A surplus tonnage supply along with tepid loading demand has taken a toll on the health of the VLCC market, where owners were finding it difficult to transfer the higher bunker costs to charterers as the supply of ships was outweighing the loading demand.

Owners idle ships

While some owners were forced to undertake low freight levels just to keep their vessels in a moving mode, a few others were opting to idle their non-eco, or less fuel-efficient, ships around the waters of Singapore to prevent further expenses.

According to market sources, shipowners AMCL and Cosco have decided to keep a total 12 non-eco VLCCs in hot lay-up until the freight market sees some improvement.

Cosco and AMCL were not immediately available to comment on their moves.

Laying-up of a ship involves temporarily idling and removing it from commercial operation. There are two types of lay-ups — hot and cold. Ships are kept out of service in the hot lay-up and can be mobilized into trading at a short notice, while during cold lay-up, the ship is anchored at a safe place with its engines switched off.

“It is nothing new for owners to lay-up the vessels nowadays. The vessels idling without cargo in Singapore, Galle and Fujairah can be considered as lay-up as they will move only if the freight market is improving,” said a VLCC broker.

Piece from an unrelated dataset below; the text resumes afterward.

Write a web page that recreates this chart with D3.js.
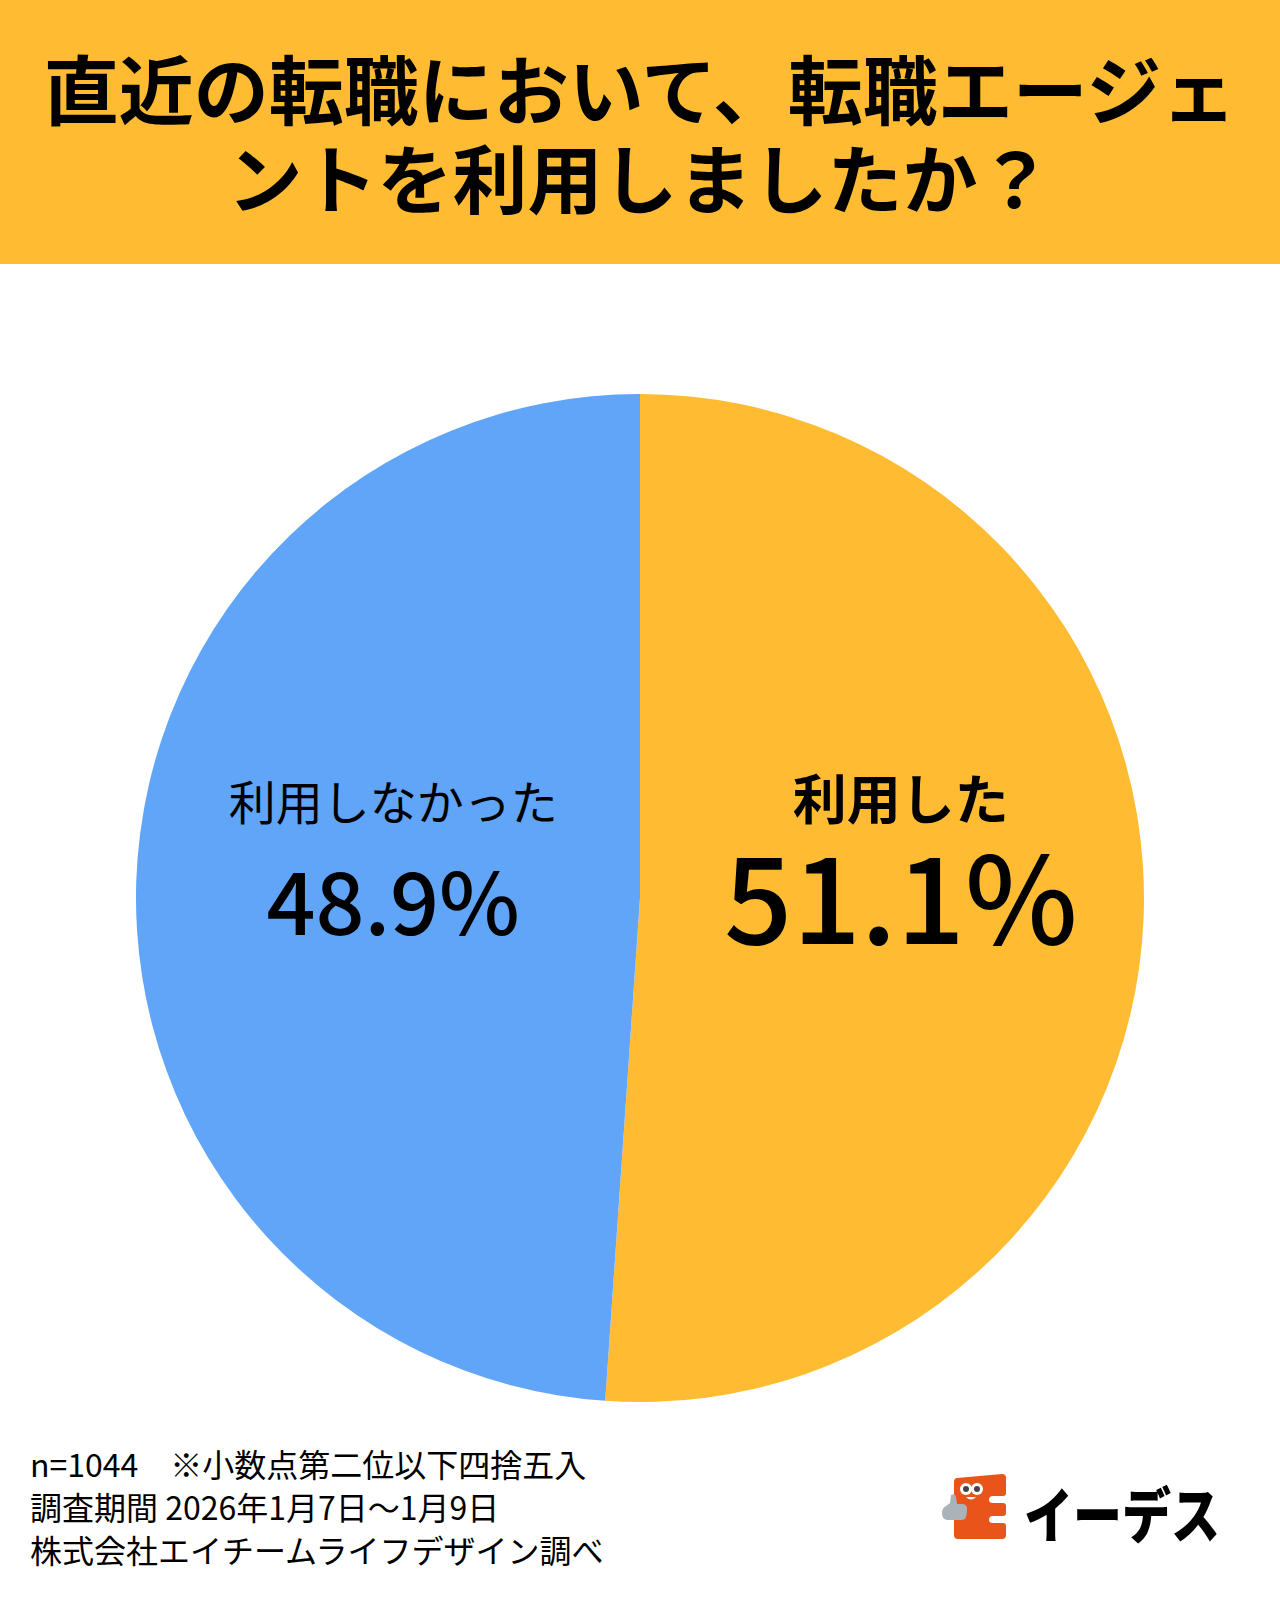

“The key point is till what level those owners find it profitable to return to the spot market,” the source added.

Some market sources doubt that keeping a small number of ships away from the market could help bolster the freight rates.

“It will do little to alleviate the surplus supply in the market. There are still a lot of ships out there,” a chartering source said, adding that any small increases in the freight levels were just the normal fluctuation and did not suggest any recovery.

“Not every owner is idling their ships like Cosco and AMCL. Some owners [have to keep] their vessel running. Currently, the freight spread between ex-drydock and modern ships with SIRE [Ship Inspection Report Programme] is very narrow, which is encouraging charterers to take more modern ships [instead],” a VLCC owner said.

China crude destocking

The lukewarm crude demand from China, the world’s largest oil importer, also hit the VLCC owners.

The spike in crude prices has prompted Chinese refineries to draw down from its inventories that were built when the prices were lower in H1 2020 and this was limiting Beijing’s crude imports.

China’s crude oil imports during H1 2021 declined for the first time in eight years and the crude inventory fell to a 14-month low of 879.46 million barrels in June, Platts earlier reported.

This partly explained the weakness in freight market even after an increase in crude supply from the OPEC+ alliance.